With a fiasco as big as the financial crisis, one of the only positive outcomes is there are a lot of lessons for the future. As Credit Slips thinks about how the administration might influence the resolution of Puerto Rico's bond problems, I think there are a few points from the financial crisis to consider.

First, and foremost, is the importance of explaining the issue. Particularly in times of crisis, the explanation/education end of things tends to be pushed to the back of policymakers. "Action" is favored over explanation, but ultimately if the public does not understand what is at stake and the administration's goals, the White House and others quickly have to waste time on the defensive or retreat into silence. Neither strategy helps the problem. One need only look at all the calls to audit or disband the Federal Reserve Board in the wake of the crisis actions around Bear Stearns to see the long-term problems that come from policy without a good public relations campaign. If you need another example, read this great and short piece by William Sage, called Brand New Law! The Need to Market Health Care Reform.

Second, lawyers are fairly lousy at administration. They negotiate hard but the practicability of getting relief is not their strength. We can take a lot of blame for this as law school professors, in that we should teach skills in organizational behavior, project management, etc, especially for those interested in policy. With the financial crisis, the problem was not that the HAMP loan modification term was too stingy or bad on its substance. The problem was severe delays and tangles in rolling out the relief. Jean Braucher has an excellent piece--the title, Humpty Dumpty and the Foreclosure Crisis, gives away the punchline. Whatever is done with respect to Puerto Rico needs to be efficiently administered. In this regard, I think the involvement of seasoned chapter 11 bankruptcy lawyers is a great development. These lawyers are used to being keenly focused on administrative costs in an insolvency situation, and provide a much needed counter-perspective to traditional Washington policymakers. I think if more consumer bankruptcy lawyers had been consulted during the design of HAMP and similar Making Homes Affordable programs, those programs could have been more consumer-friendly, using where people stumble in bankruptcy to identify likely obstacles in obtaining a loan modification (such as submitting paperwork and describing one's own financial situation accurately).

Third, and finally I think the financial crisis reminds us not to get lost in the billions of dollars at stake and the high finance concepts. Behind every bond, there are real people--investors, Puerto Rican residents, taxpayers, and others.
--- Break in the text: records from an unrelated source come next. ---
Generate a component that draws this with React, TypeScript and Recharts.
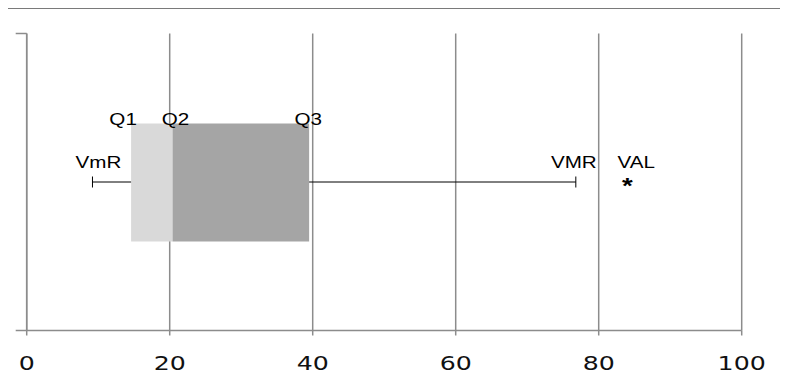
import React from 'react';
import * as R from 'recharts';
import {
  ComposedChart,
  Bar,
  XAxis,
  YAxis,
  CartesianGrid,
  ReferenceLine,
  ReferenceDot,
} from 'recharts';

// ---- data ----
const categories = ['Serie'];
const minRange = [9.2]; // VmR
const q1Values = [14.6];
const q2Values = [20.4];
const q3Values = [39.5];
const maxRange = [76.8]; // VMR
const atypicalValues = [84.0]; // VAL
const xTicks = [0, 20, 40, 60, 80, 100];
const markLabels = { vmr: 'VmR', q1: 'Q1', q2: 'Q2', q3: 'Q3', vMR: 'VMR', val: 'VAL', star: '*' };

const data = categories.map((name, i) => ({
  name,
  base: q1Values[i],
  lowerBox: q2Values[i] - q1Values[i],
  upperBox: q3Values[i] - q2Values[i],
}));

const GRID = '#8c8c8c';
const LABEL_FONT = '"Liberation Sans", Arial, sans-serif';

const Cap = (props: any) => {
  const { cx, cy } = props;
  return <line x1={cx} x2={cx} y1={cy - 5.5} y2={cy + 5.5} stroke="#000" strokeWidth={1} />;
};

const makeText = (text: string, dx: number, dy: number, size = 16.5, sx = 1.25, weight = 'normal') => (props: any) => {
  const { cx, cy } = props;
  return (
    <text
      transform={`translate(${cx + dx},${cy + dy}) scale(${sx},1)`}
      x={0}
      y={0}
      textAnchor="middle"
      fontFamily={LABEL_FONT}
      fontSize={size}
      fontWeight={weight}
      fill="#000"
    >
      {text}
    </text>
  );
};

const XTick = (props: any) => {
  const { x, y, payload } = props;
  return (
    <text
      transform={`translate(${x},${y + 32}) scale(1.33,1)`}
      x={0}
      y={0}
      textAnchor="middle"
      fontFamily='"DejaVu Sans", Verdana, sans-serif'
      fontSize={19}
      fill="#111"
    >
      {payload.value}
    </text>
  );
};

const usePlot: any = (R as any).usePlotArea || (R as any).useOffset || (() => null);

// short tick marks at both ends of the category axis (Excel style)
const FrameTicks = () => {
  const area = usePlot();
  if (!area) return null;
  const x = area.x ?? area.left;
  const top = area.y ?? area.top;
  const h = area.height ?? 0;
  return (
    <g>
      <line x1={x - 11} x2={x} y1={top} y2={top} stroke={GRID} strokeWidth={1.5} />
      <line x1={x - 11} x2={x} y1={top + h} y2={top + h} stroke={GRID} strokeWidth={1.5} />
    </g>
  );
};

export default function App() {
  const cat = categories[0];
  return (
    <div style={{ margin: '-8px 0 0 -8px', position: 'relative', width: 788, height: 386, background: '#fff' }}>
      <div style={{ position: 'absolute', left: 7, top: 7, width: 781, height: 2, background: '#7a7a7a' }} />
      <ComposedChart
        width={788}
        height={386}
        data={data}
        layout="vertical"
        margin={{ top: 33.5, right: 46.3, bottom: 25.5, left: 14.7 }}
      >
        <CartesianGrid horizontal={false} stroke={GRID} strokeWidth={1.5} />
        <XAxis
          type="number"
          domain={[0, 100]}
          ticks={xTicks}
          interval={0}
          tickSize={5}
          height={30}
          axisLine={{ stroke: GRID, strokeWidth: 1.5 }}
          tickLine={{ stroke: GRID, strokeWidth: 1.5 }}
          tick={<XTick />}
        />
        <YAxis
          type="category"
          dataKey="name"
          width={12}
          axisLine={{ stroke: GRID, strokeWidth: 1.5 }}
          tickLine={false}
          tick={false}
        />
        <Bar dataKey="base" stackId="box" fill="transparent" barSize={118} isAnimationActive={false} />
        <Bar dataKey="lowerBox" stackId="box" fill="#d9d9d9" barSize={118} isAnimationActive={false} />
        <Bar dataKey="upperBox" stackId="box" fill="#a5a5a5" barSize={118} isAnimationActive={false} />
        <ReferenceLine
          segment={[{ x: minRange[0], y: cat }, { x: q1Values[0], y: cat }]}
          stroke="#000"
          strokeWidth={1}
        />
        <ReferenceLine
          segment={[{ x: q3Values[0], y: cat }, { x: maxRange[0], y: cat }]}
          stroke="#000"
          strokeWidth={1}
        />
        <ReferenceDot x={minRange[0]} y={cat} shape={Cap} />
        <ReferenceDot x={maxRange[0]} y={cat} shape={Cap} />
        <ReferenceDot x={atypicalValues[0]} y={cat} shape={makeText(markLabels.star, 0, 11, 22, 1.25, 'bold')} />
        <ReferenceDot x={minRange[0]} y={cat} shape={makeText(markLabels.vmr, 6, -14)} />
        <ReferenceDot x={maxRange[0]} y={cat} shape={makeText(markLabels.vMR, -2, -14)} />
        <ReferenceDot x={atypicalValues[0]} y={cat} shape={makeText(markLabels.val, 9, -14)} />
        <ReferenceDot x={q1Values[0]} y={cat} shape={makeText(markLabels.q1, -8, -57)} />
        <ReferenceDot x={q2Values[0]} y={cat} shape={makeText(markLabels.q2, 3, -57)} />
        <ReferenceDot x={q3Values[0]} y={cat} shape={makeText(markLabels.q3, -1, -57)} />
        <FrameTicks />
      </ComposedChart>
    </div>
  );
}
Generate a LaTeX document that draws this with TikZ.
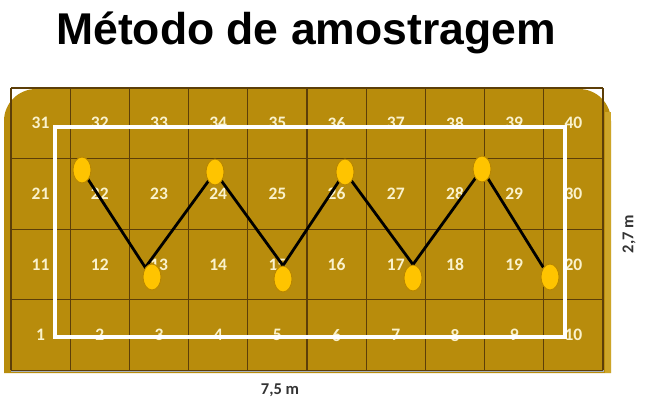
\documentclass[tikz,border=0pt]{standalone}
\usepackage{fontspec}
\setmainfont{Carlito}
\newfontfamily\titlefont{Liberation Sans}
\usetikzlibrary{shapes.geometric}

\definecolor{soil}{RGB}{184,140,12}
\definecolor{soiledge}{RGB}{205,165,40}
\definecolor{gridline}{RGB}{92,62,8}
\definecolor{cellnum}{RGB}{250,242,205}
\definecolor{dotfill}{RGB}{255,196,0}
\definecolor{dotedge}{RGB}{185,135,0}
\definecolor{frameline}{RGB}{165,175,190}

\pgfdeclarelayer{back}
\pgfdeclarelayer{mid}
\pgfsetlayers{back,mid,main}

\tikzset{
  cellno/.style={text=cellnum, font=\bfseries\fontsize{17.5}{17.5}\selectfont, inner sep=0pt},
  sample/.style={ellipse, fill=dotfill, draw=dotedge, line width=0.9pt,
    minimum width=18pt, minimum height=26pt, inner sep=0pt},
  zigzag/.style={line width=2.8pt, black},
  measure/.style={font=\bfseries\fontsize{16.5}{16.5}\selectfont, text=black!80}
}

\begin{document}
\begin{tikzpicture}[x=1pt,y=-1pt]
	\useasboundingbox (0,0) rectangle (645,410);

	% Title
	\node[anchor=base] (title) at (306,44) {\titlefont\bfseries\fontsize{44.5}{44.5}\selectfont Método de amostragem};

	\begin{pgfonlayer}{back}
	% Plot
	\fill[soil] (4,373) -- (4,121) arc[start angle=180, end angle=270, radius=32]
		-- (579,89) arc[start angle=270, end angle=360, radius=32] -- (611,373) -- cycle;
	\fill[soiledge] (605,112) rectangle (611,373);
	\draw[frameline, line width=0.6pt] (11,88) rectangle (603,371);
	\foreach \x in {0,...,10}
		\draw[gridline, line width=1.3pt] (11+59.2*\x,88) -- (11+59.2*\x,370.4);
	\foreach \y in {0,...,4}
		\draw[gridline, line width=1.3pt] (11,88+70.6*\y) -- (603,88+70.6*\y);

	% Cell numbers
	\foreach \r in {0,...,3}
		\foreach \c in {0,...,9} {
			\pgfmathtruncatemacro{\n}{10*\r+\c+1}
			\node[cellno] (n\n) at (40.6+59.2*\c,335.1-70.6*\r) {\n};
		}

	% Border of the sampled area
	\draw[white, line width=4pt] (55,127) rectangle (565,337);
	\end{pgfonlayer}

	% Samples
	\node[sample] (s1) at (82,170) {};
	\node[sample] (s2) at (152,277) {};
	\node[sample] (s3) at (215,172) {};
	\node[sample] (s4) at (283,279) {};
	\node[sample] (s5) at (345,172) {};
	\node[sample] (s6) at (413,278) {};
	\node[sample] (s7) at (482,169) {};
	\node[sample] (s8) at (550,277) {};

	% Path
	\begin{pgfonlayer}{mid}
	\draw[zigzag] (s1.center) -- (s2.north west) -- (s3.center) -- (s4.north)
		-- (s5.center) -- (s6.north) -- (s7.center) -- (s8.north west);
	\end{pgfonlayer}

	% Dimensions
	\node[measure] (width) at (280,390) {7,5 m};
	\node[measure, rotate=90] (height) at (629,234) {2,7 m};
\end{tikzpicture}
\end{document}
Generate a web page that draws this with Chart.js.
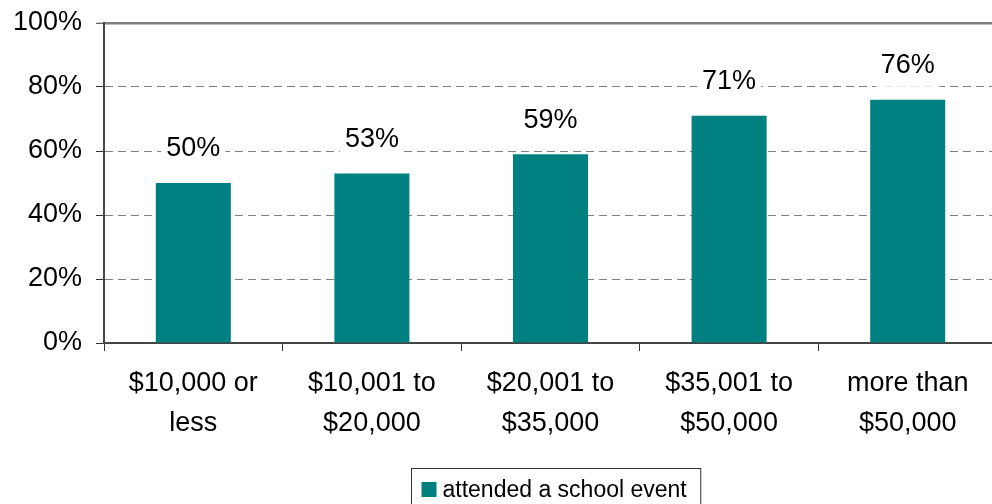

The quality of a solution to Puerto Rico's financial problems is not a Wall Street issue; it is a Main Street issue.

Comments

That's assuming HAMP and the other modification programs were ever intended to help consumers, as opposed to be nothing but a stall tactic to allow the IRS to decide not to penalize the REITs for not complying with res aggregation deadlines, which decision the federal courts (especially bankruptcy courts) have conflated into a reason to ignore standing requirements when REITs foreclose. Oh my, did I just write that in my out-loud voice?